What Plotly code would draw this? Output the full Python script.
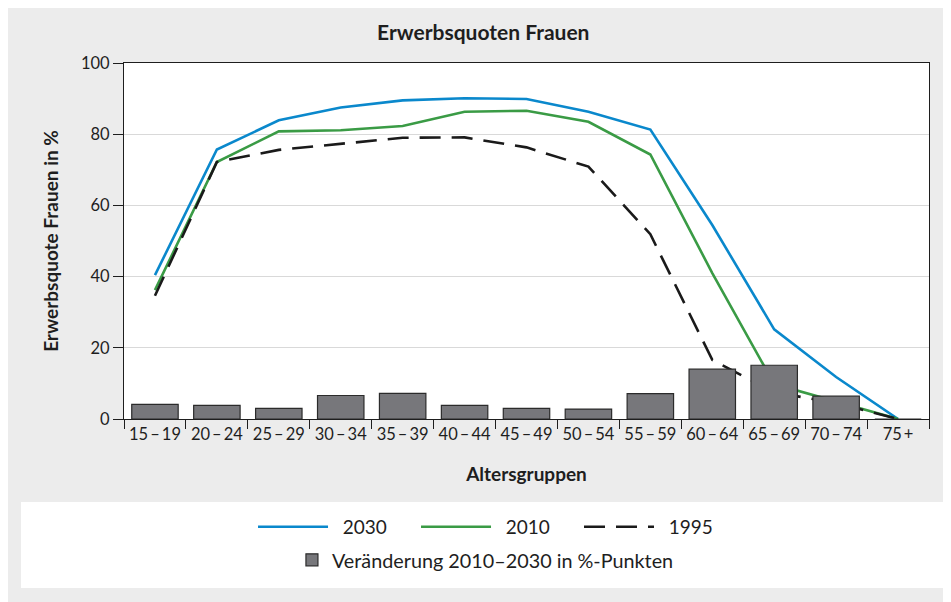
import plotly.graph_objects as go

age_groups = ["15–19", "20–24", "25–29", "30–34", "35–39", "40–44", "45–49",
              "50–54", "55–59", "60–64", "65–69", "70–74", "75+"]
tick_labels = ["15\u2009–\u200919", "20\u2009–\u200924", "25\u2009–\u200929", "30\u2009–\u200934",
               "35\u2009–\u200939", "40\u2009–\u200944", "45\u2009–\u200949", "50\u2009–\u200954",
               "55\u2009–\u200959", "60\u2009–\u200964", "65\u2009–\u200969", "70\u2009–\u200974",
               "75\u2009+"]
quote_2030 = [40.4, 75.7, 83.9, 87.5, 89.5, 90.1, 89.9, 86.3, 81.3, 54.5, 25.2, 11.8, 0]
quote_2010 = [36.2, 72.2, 80.8, 81.1, 82.3, 86.3, 86.6, 83.5, 74.3, 41.0, 9.8, 5.0, 0]
quote_1995 = [34.6, 72.2, 75.6, 77.4, 79.0, 79.1, 76.3, 70.9, 51.9, 16.6, 7.5, 4.5, 0]
change_2010_2030 = [4.1, 3.8, 3.0, 6.6, 7.2, 3.8, 3.0, 2.8, 7.1, 14.0, 15.1, 6.4, 0]

FONT = "Lato"
TXT = "#1e1e1e"
PAD = "\u00a0\u00a0"  # gap between legend line sample and label

fig = go.Figure()

fig.add_trace(go.Scatter(x=age_groups, y=quote_2030, name=PAD + "2030", mode="lines",
                         line=dict(color="#0a88cc", width=2.6), legend="legend"))
fig.add_trace(go.Scatter(x=age_groups, y=quote_2010, name=PAD + "2010", mode="lines",
                         line=dict(color="#3a9b45", width=2.6), legend="legend"))
fig.add_trace(go.Scatter(x=age_groups, y=quote_1995, name=PAD + "1995", mode="lines",
                         line=dict(color="#1a1a1a", width=2.6, dash="21px,11px"),
                         legend="legend"))
# bars on an overlaying axis pair so they are drawn above the lines
fig.add_trace(go.Bar(x=age_groups, y=change_2010_2030,
                     name="Veränderung 2010–2030 in %-Punkten",
                     marker=dict(color="#77777b", line=dict(color="#2b2b2b", width=1.2)),
                     width=0.75, xaxis="x2", yaxis="y2", legend="legend2"))

fig.update_layout(
    width=943, height=594,
    margin=dict(l=116, r=22, t=55, b=183),
    paper_bgcolor="#ececec",
    plot_bgcolor="white",
    font=dict(family=FONT, size=16, color=TXT),
    showlegend=True,
    title=dict(text="<b>Erwerbsquoten Frauen</b>", x=0.504, xanchor="center",
               y=0.958, yanchor="middle", font=dict(size=21, color=TXT)),
    xaxis=dict(
        type="category", categoryorder="array", categoryarray=age_groups,
        tickvals=age_groups, ticktext=tick_labels,
        tickson="boundaries", ticks="outside", ticklen=9, tickcolor="#1e1e1e",
        showline=True, linecolor="#1e1e1e", linewidth=1.2, mirror=True,
        showgrid=False, range=[-0.5, 12.5],
        title=dict(text="<b>Altersgruppen</b>", standoff=24, font=dict(size=19)),
        tickfont=dict(size=16.5),
    ),
    yaxis=dict(
        range=[0, 100], dtick=20, ticks="outside", ticklen=10, tickcolor="#1e1e1e",
        showline=True, linecolor="#1e1e1e", linewidth=1.2, mirror=True,
        gridcolor="#d9d9d9", gridwidth=1.2, zeroline=False,
        title=dict(text="<b>Erwerbsquote Frauen in %</b>", standoff=17, font=dict(size=19)),
        tickfont=dict(size=16.5),
    ),
    xaxis2=dict(type="category", categoryorder="array", categoryarray=age_groups,
                overlaying="x", range=[-0.5, 12.5], visible=False),
    yaxis2=dict(overlaying="y", range=[0, 100], visible=False),
    legend=dict(orientation="h", x=0.464, xanchor="center", y=-0.303, yanchor="middle",
                bgcolor="rgba(0,0,0,0)", font=dict(size=19), itemwidth=70,
                entrywidthmode="pixels", entrywidth=78),
    legend2=dict(orientation="h", x=0.449, xanchor="center", y=-0.396, yanchor="middle",
                 bgcolor="rgba(0,0,0,0)", font=dict(size=19.8)),
    shapes=[
        dict(type="rect", xref="paper", yref="paper", x0=-0.128, x1=1.0186,
             y0=-0.475, y1=-0.233, fillcolor="white", line=dict(width=0), layer="below"),
    ],
)

fig.write_html("out.html")
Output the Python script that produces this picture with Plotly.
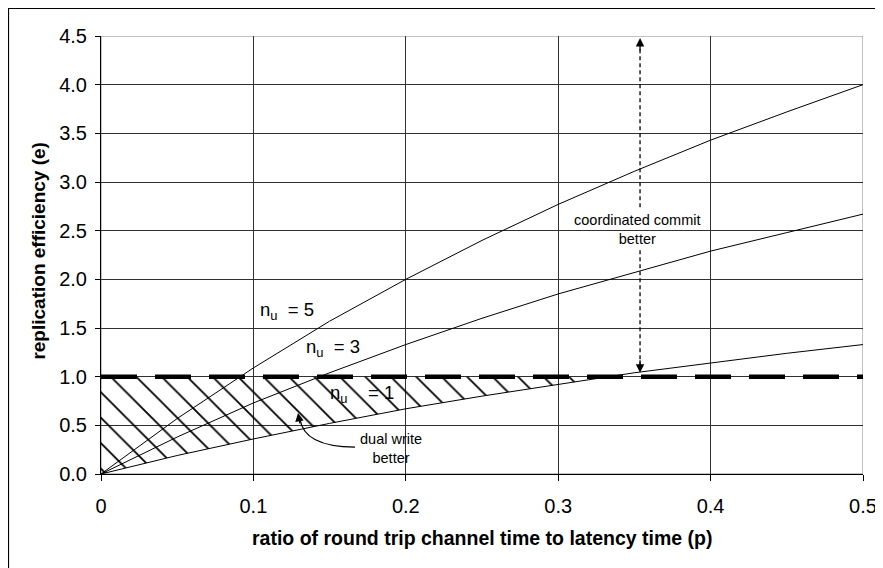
▬▬▬▬▬▬
§ TO DO: Set down word for word the lines from the first entry through the line with "fig = go.Figure()", both included, omitting pictures.

§ TASK SOLUTION:
What Plotly code would draw this? Output the full Python script.
import plotly.graph_objects as go

age_groups = ["15–19", "20–24", "25–29", "30–34", "35–39", "40–44", "45–49",
              "50–54", "55–59", "60–64", "65–69", "70–74", "75+"]
tick_labels = ["15\u2009–\u200919", "20\u2009–\u200924", "25\u2009–\u200929", "30\u2009–\u200934",
               "35\u2009–\u200939", "40\u2009–\u200944", "45\u2009–\u200949", "50\u2009–\u200954",
               "55\u2009–\u200959", "60\u2009–\u200964", "65\u2009–\u200969", "70\u2009–\u200974",
               "75\u2009+"]
quote_2030 = [40.4, 75.7, 83.9, 87.5, 89.5, 90.1, 89.9, 86.3, 81.3, 54.5, 25.2, 11.8, 0]
quote_2010 = [36.2, 72.2, 80.8, 81.1, 82.3, 86.3, 86.6, 83.5, 74.3, 41.0, 9.8, 5.0, 0]
quote_1995 = [34.6, 72.2, 75.6, 77.4, 79.0, 79.1, 76.3, 70.9, 51.9, 16.6, 7.5, 4.5, 0]
change_2010_2030 = [4.1, 3.8, 3.0, 6.6, 7.2, 3.8, 3.0, 2.8, 7.1, 14.0, 15.1, 6.4, 0]

FONT = "Lato"
TXT = "#1e1e1e"
PAD = "\u00a0\u00a0"  # gap between legend line sample and label

fig = go.Figure()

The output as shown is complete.